An entire degree kelvin? I manually decrease the margins down to fractions of a kelvin. These ships aught to melt down if you shine a flashlight on the radiators.
I think the weapons/engines, assuming assembled and explicitly used in space would be viable, probably.
I have to say I can't agree with this. For one, materials will loose strength with temperature. That already invalidates a lot of designs.
Regarding engines specifically, the game assumes a perfectly uniform flow of propellant. So it doesn't simulates inevitable vibrations. If you think those only happen in atmosphere, watch any SpaceX launch videos and you will find that their second stage engines vibrate even above 150 km altitude. And what happens when you gimbal your engine? Right, it puts non-uniform pressure on the nozzle as long as angular acceleration is not zero.
For weapons, gradual degradation in material properties from multiple firings is not modeled. If your gun is able to fire one round, it is able to fire indefinitely. Some gun designs use very thin flat discs as projectiles to keep their mass down. Such projectiles would tumble and crumble in the barrel because the latter does not have a perfect frictionless surface.
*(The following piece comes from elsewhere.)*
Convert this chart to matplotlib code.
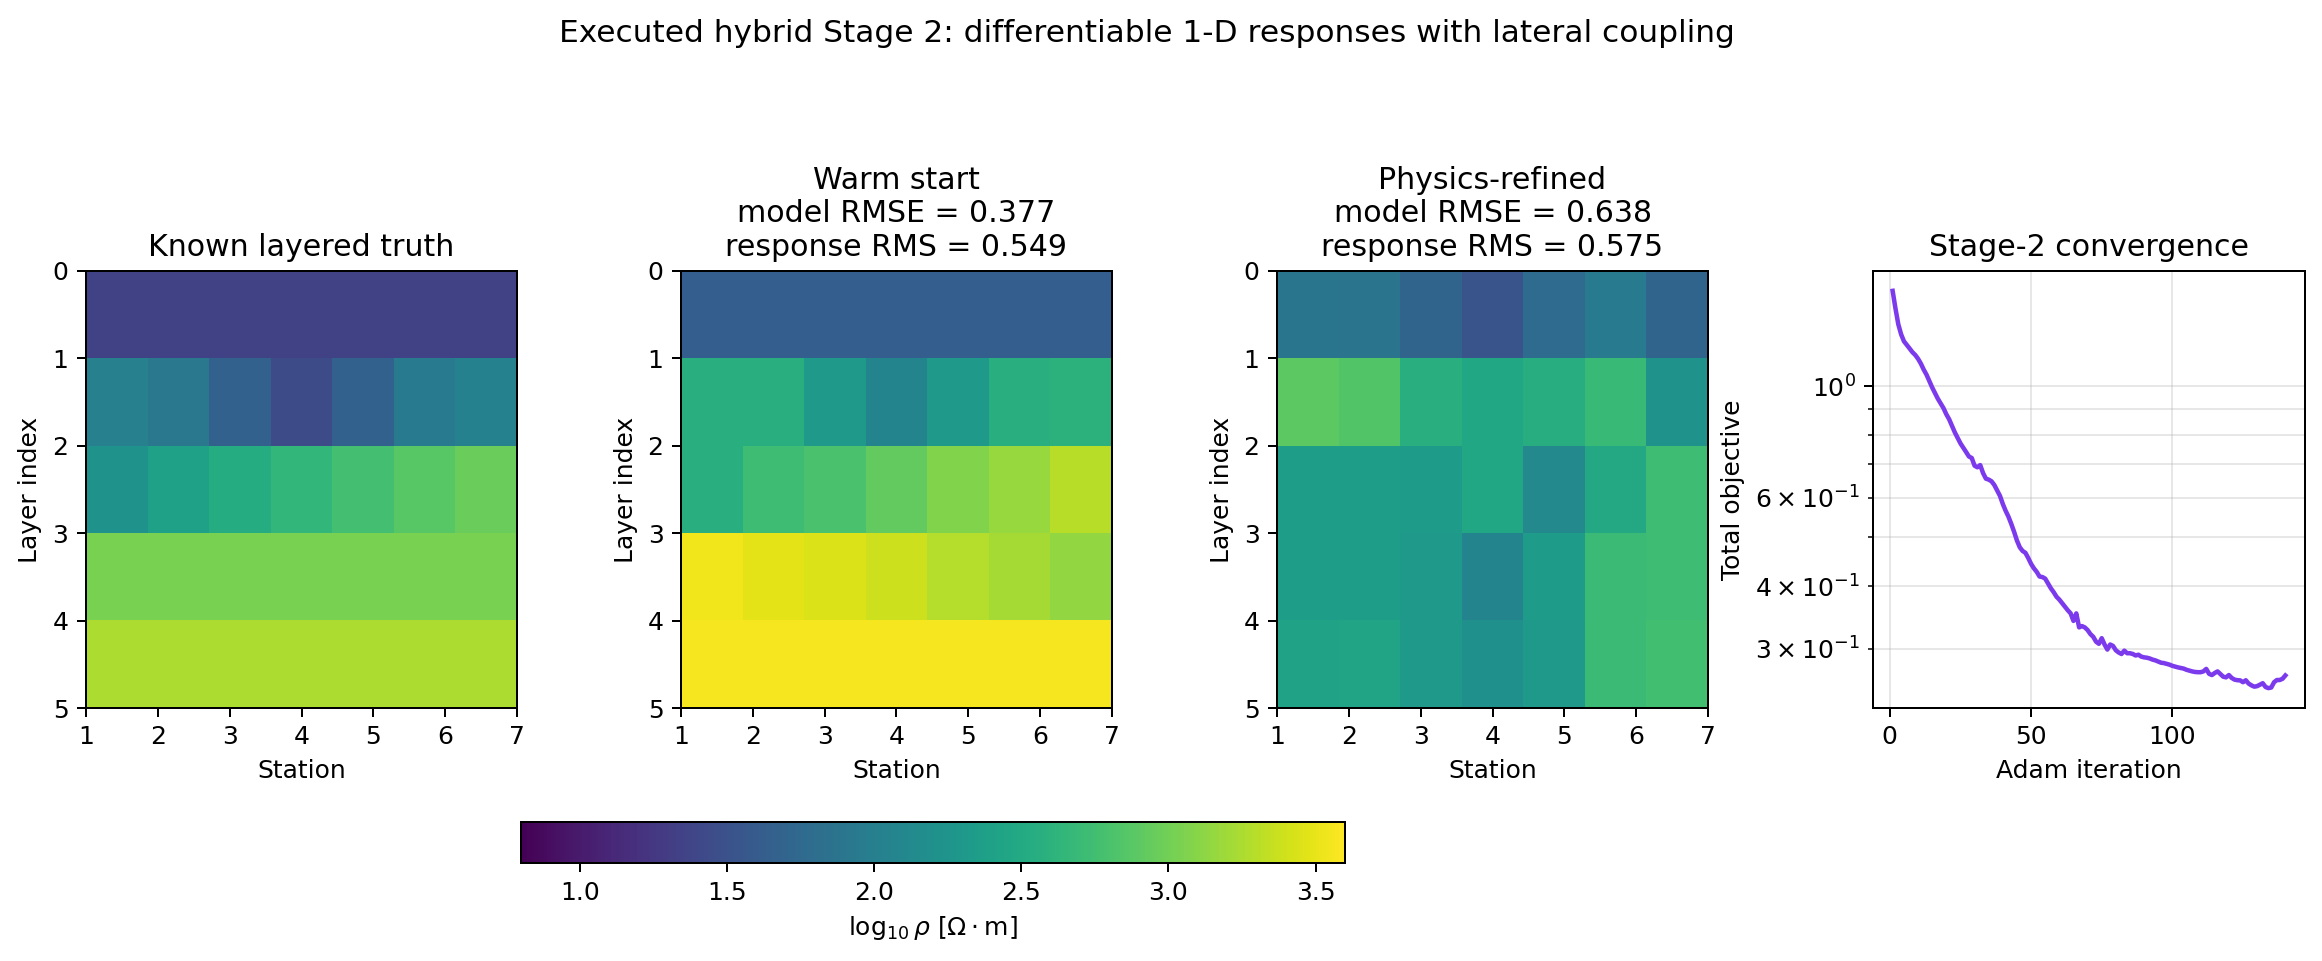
import numpy as np
import matplotlib
matplotlib.use("Agg")
import matplotlib.pyplot as plt

# ---------------- data ----------------
stations = [1, 2, 3, 4, 5, 6, 7]
layers = [0, 1, 2, 3, 4, 5]

truth = [
    [1.35, 1.35, 1.35, 1.35, 1.35, 1.35, 1.35],
    [2.02, 1.92, 1.67, 1.44, 1.67, 1.95, 2.03],
    [2.23, 2.40, 2.53, 2.65, 2.76, 2.87, 2.96],
    [3.04, 3.04, 3.04, 3.04, 3.04, 3.04, 3.04],
    [3.25, 3.25, 3.25, 3.25, 3.25, 3.25, 3.25],
]

warm = [
    [1.64, 1.64, 1.64, 1.64, 1.64, 1.64, 1.64],
    [2.56, 2.55, 2.31, 2.06, 2.31, 2.56, 2.60],
    [2.56, 2.73, 2.80, 2.93, 3.07, 3.17, 3.30],
    [3.54, 3.49, 3.45, 3.39, 3.29, 3.22, 3.15],
    [3.56, 3.56, 3.56, 3.56, 3.56, 3.56, 3.56],
]

refined = [
    [1.89, 1.88, 1.70, 1.53, 1.78, 1.95, 1.70],
    [2.90, 2.84, 2.56, 2.48, 2.54, 2.70, 2.23],
    [2.37, 2.37, 2.34, 2.48, 2.12, 2.49, 2.73],
    [2.37, 2.37, 2.31, 2.06, 2.34, 2.71, 2.73],
    [2.41, 2.43, 2.31, 2.20, 2.31, 2.71, 2.75],
]

titles = [
    "Known layered truth",
    "Warm start\nmodel RMSE = 0.377\nresponse RMS = 0.549",
    "Physics-refined\nmodel RMSE = 0.638\nresponse RMS = 0.575",
]

objective = [
    1.55, 1.43, 1.33, 1.27, 1.23, 1.21, 1.19, 1.17, 1.155, 1.135,
    1.11, 1.08, 1.055, 1.025, 0.995, 0.97, 0.945, 0.925, 0.905, 0.88,
    0.86, 0.835, 0.81, 0.79, 0.77, 0.755, 0.74, 0.725, 0.72, 0.695,
    0.69, 0.697, 0.672, 0.655, 0.652, 0.647, 0.636, 0.62, 0.605, 0.583,
    0.565, 0.55, 0.532, 0.513, 0.493, 0.478, 0.47, 0.466, 0.455, 0.443,
    0.434, 0.427, 0.418, 0.417, 0.414, 0.405, 0.396, 0.389, 0.381, 0.376,
    0.37, 0.364, 0.358, 0.353, 0.341, 0.353, 0.331, 0.333, 0.331, 0.327,
    0.321, 0.317, 0.31, 0.307, 0.315, 0.306, 0.299, 0.306, 0.304, 0.298,
    0.295, 0.293, 0.2975, 0.294, 0.294, 0.293, 0.291, 0.292, 0.2895, 0.2885,
    0.288, 0.287, 0.2855, 0.2845, 0.283, 0.2815, 0.281, 0.28, 0.279, 0.2775,
    0.2765, 0.2755, 0.2748, 0.274, 0.2725, 0.2715, 0.2705, 0.2698, 0.2695, 0.2695,
    0.2705, 0.2736, 0.2675, 0.266, 0.2685, 0.2705, 0.2672, 0.264, 0.2632, 0.266,
    0.2625, 0.2605, 0.2598, 0.2596, 0.2574, 0.2597, 0.2558, 0.2537, 0.2522, 0.2528,
    0.2545, 0.2562, 0.2518, 0.2505, 0.2512, 0.2574, 0.26, 0.26, 0.2615, 0.2655,
]
iterations = list(range(1, len(objective) + 1))

VMIN, VMAX = 0.8, 3.6

# ---------------- figure ----------------
W, H, DPI = 2322, 961, 180
fig = plt.figure(figsize=(W / DPI, H / DPI), dpi=DPI)

def px_axes(left, top, right, bottom):
    return fig.add_axes([left / W, 1 - bottom / H, (right - left) / W, (bottom - top) / H])

lefts = [86, 681, 1277]
im = None
for k, (data, title) in enumerate(zip([truth, warm, refined], titles)):
    ax = px_axes(lefts[k], 271, lefts[k] + 431, 708)
    im = ax.imshow(np.array(data), cmap="viridis", vmin=VMIN, vmax=VMAX,
                   extent=[stations[0], stations[-1], layers[-1], layers[0]],
                   aspect="auto", interpolation="nearest")
    ax.set_xticks(stations)
    ax.set_yticks(layers)
    ax.set_xlabel("Station")
    ax.set_ylabel("Layer index")
    ax.set_title(title)

ax4 = px_axes(1873, 271, 2305, 708)
ax4.plot(iterations, objective, color="#7c3aed", lw=1.8)
ax4.set_yscale("log")
ax4.grid(True, which="both", alpha=0.3)
ax4.set_xlabel("Adam iteration")
ax4.set_ylabel("Total objective")
ax4.set_title("Stage-2 convergence")

cax = px_axes(521, 822, 1345, 863)
cb = fig.colorbar(im, cax=cax, orientation="horizontal")
cb.set_label(r"$\log_{10}\rho$ [$\Omega\cdot$m]")

fig.suptitle("Executed hybrid Stage 2: differentiable 1-D responses with lateral coupling",
             fontsize=12.5, x=0.494)

fig.savefig("out.png", dpi=DPI)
Projectiles with payload were not shattering as they should last time I tried it.
I could list a lot more problems like these, but I hope that is enough to illustrate that no, many CoaDE designs would not be perfectly viable in vacuum.
I think the weapons/engines, assuming assembled and explicitly used in space would be viable, probably.
I bet they wouldn't. The game does not model at all many key factors that would be critical IRL, like materials weakening as they approach melting temperature, and even beyond that the game has bugs and approximations that can lead to nonphysical results, see resistojets violating conservation of energy
I think the weapons/engines, assuming assembled and explicitly used in space would be viable, probably.
I bet they wouldn't. The game does not model at all many key factors that would be critical IRL, like materials weakening as they approach melting temperature, and even beyond that the game has bugs and approximations that can lead to nonphysical results, see resistojets violating conservation of energy
IIRC, that was due to dissociation of the propellant.
I bet they wouldn't. The game does not model at all many key factors that would be critical IRL, like materials weakening as they approach melting temperature, and even beyond that the game has bugs and approximations that can lead to nonphysical results, see resistojets violating conservation of energy
IIRC, that was due to dissociation of the propellant.
Our hypervelocity sandcasters would do little in an atmosphere.
Our aggressively optimized nozzles would catch fire in atmosphere.
Said nozzles would not function at significant pressure (as in atmosphere)
Our rocket engines would require large amounts of weapons grade nuclear fuel.
Our systems run at temperatures that cause 99.9% of known materials to melt and/or catch fire in atmosphere.
Our safety margins are usually 'lol 10k' and would be implausibly difficult to render safe in an atmosphere with wind and other temp fluctuations.
God that sounds so fucking metal though, like the whole time we were basically running war-hammer 40k orc ships, fucking nuclear chariots verging on meltdown and critical failure
IIRC, that was due to dissociation of the propellant.
I wonder... Is dissociation that powerful?
Possibly. Dissociation of Metallized Hydrogen, for example, is more energetic than standard (i.e. NERVA) nuclear rocketry. Of course, I doubt hydrocarbons are quite as energetic, otherwise a fuel tanker would have yield in the hundreds of tonnes and if terrorists realized this we'd be super fucked.